Can two wrongs make a right? F508del-CFTR ion channel rescue by second-site mutations in its transmembrane domains

Deletion of phenylalanine 508 (F508del), in the cystic fibrosis transmembrane conductance regulator (CFTR) anion channel, is the most common cause of cystic fibrosis (CF). F508 is located on nucleotide-binding domain 1 (NBD1) in contact with cytosolic extensions of transmembrane helices, in particular intracellular loop 4 (ICL4). We carried out a mutagenesis scan of ICL4 by introducing five or six second-site mutations at eleven positions in cis with F508del, and quantifying changes in membrane proximity and ion-channel function of CFTR. The scan strongly validated the effectiveness of R1070W at rescuing F508del defects. Molecular dynamics simulations highlighted two features characterizing the ICL4/NBD1 interface of F508del/R1070W-CFTR: flexibility, with frequent transient formation of interdomain hydrogen bonds, and loosely stacked aromatic sidechains, (F1068, R1070W, and F1074, mimicking F1068, F508 and F1074 in wild-type CFTR).

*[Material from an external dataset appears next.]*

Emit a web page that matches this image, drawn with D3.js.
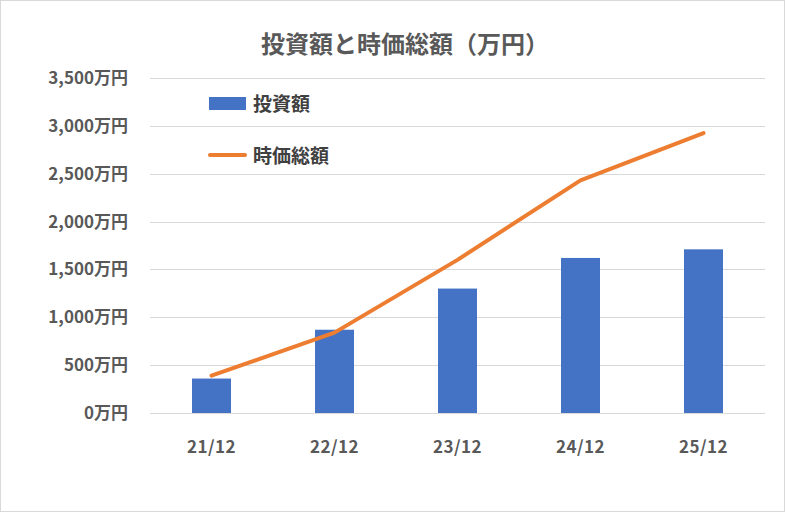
<!DOCTYPE html>
<html>
<head>
<meta charset="utf-8">
<script src="https://cdn.jsdelivr.net/npm/d3@7"></script>
<style>
body { margin:0; background:#fff; }
text { font-family: "Noto Sans CJK JP", "Noto Sans", sans-serif; }
</style>
</head>
<body>
<div id="canvas"></div>
<script>
var categories = ["21/12", "22/12", "23/12", "24/12", "25/12"];
var investValues = [360, 870, 1300, 1620, 1710];
var marketValues = [390, 840, 1600, 2430, 2925];
var yTicks = [0, 500, 1000, 1500, 2000, 2500, 3000, 3500];

var W = 785, H = 512;
var margin = {left: 150, right: 20, top: 78, bottom: 99};

var svg = d3.select("#canvas").append("svg")
            .attr("width", W).attr("height", H);

svg.append("rect").attr("x", 0.5).attr("y", 0.5)
   .attr("width", W - 1).attr("height", H - 1)
   .attr("fill", "#fff").attr("stroke", "#d9d9d9");

var x = d3.scaleBand().domain(categories)
          .range([margin.left, W - margin.right]);
var y = d3.scaleLinear().domain([0, 3500])
          .range([H - margin.bottom, margin.top]);

// gridlines
svg.append("g").selectAll("line").data(yTicks).enter().append("line")
   .attr("x1", margin.left).attr("x2", W - margin.right)
   .attr("y1", function(d) { return Math.round(y(d)) + 0.5; })
   .attr("y2", function(d) { return Math.round(y(d)) + 0.5; })
   .attr("stroke", "#d9d9d9").attr("stroke-width", 1);

// y tick labels
svg.append("g").selectAll("text").data(yTicks).enter().append("text")
   .attr("x", 128).attr("y", function(d) { return y(d) + 6; })
   .attr("text-anchor", "end")
   .attr("font-size", 17).attr("font-weight", "bold").attr("fill", "#595959")
   .text(function(d) { return d3.format(",")(d) + "万円"; });

// x labels
svg.append("g").selectAll("text").data(categories).enter().append("text")
   .attr("x", function(d) { return x(d) + x.bandwidth() / 2; })
   .attr("y", 453)
   .attr("text-anchor", "middle")
   .attr("font-size", 17).attr("font-weight", "bold").attr("fill", "#595959")
   .attr("letter-spacing", 0.5)
   .text(function(d) { return d; });

// bars
var barW = 39;
svg.append("g").selectAll("rect").data(investValues).enter().append("rect")
   .attr("x", function(d, i) { return x(categories[i]) + x.bandwidth() / 2 - barW / 2; })
   .attr("y", function(d) { return y(d); })
   .attr("width", barW)
   .attr("height", function(d) { return y(0) - y(d); })
   .attr("fill", "#4472c4");

// line
var line = d3.line()
   .x(function(d, i) { return x(categories[i]) + x.bandwidth() / 2; })
   .y(function(d) { return y(d); });
svg.append("path").datum(marketValues)
   .attr("d", line).attr("fill", "none")
   .attr("stroke", "#ed7d31").attr("stroke-width", 4)
   .attr("stroke-linecap", "round").attr("stroke-linejoin", "round");

// title
svg.append("text").attr("x", 405).attr("y", 53)
   .attr("text-anchor", "middle")
   .attr("font-size", 24).attr("font-weight", "bold").attr("fill", "#595959")
   .text("投資額と時価総額（万円）");

// legend
svg.append("rect").attr("x", 209).attr("y", 97).attr("width", 37).attr("height", 13)
   .attr("fill", "#4472c4");
svg.append("text").attr("x", 253).attr("y", 111)
   .attr("font-size", 19).attr("font-weight", "bold").attr("fill", "#404040")
   .text("投資額");
svg.append("line").attr("x1", 210).attr("x2", 245).attr("y1", 155).attr("y2", 155)
   .attr("stroke", "#ed7d31").attr("stroke-width", 4).attr("stroke-linecap", "round");
svg.append("text").attr("x", 253).attr("y", 163)
   .attr("font-size", 19).attr("font-weight", "bold").attr("fill", "#404040")
   .text("時価総額");
</script>
</body>
</html>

F508del-CFTR had a distorted aromatic stack, with F1068 displaced towards space vacated by F508. In F508del/R1070F-CFTR, which largely retained F508del defects, R1070F could not form hydrogen bonds, and the interface was less flexible. Other ICL4 second-site mutations which partially rescued F508del-CFTR are F1068M and F1074M. Methionine side chains allow hydrophobic interactions without the steric rigidity of aromatic rings, possibly conferring flexibility to accommodate the absence of F508 and retain a dynamic interface. Finally, two mutations identified in a yeast scan (A141S and R1097T, on adjacent transmembrane helices linked to ICL1 and ICL4) also partially rescued F508del-CFTR function. These studies highlight the importance of hydrophobic interactions and conformational flexibility at the ICL4/NBD1 interface, advancing understanding of the structural underpinning of F508del dysfunction.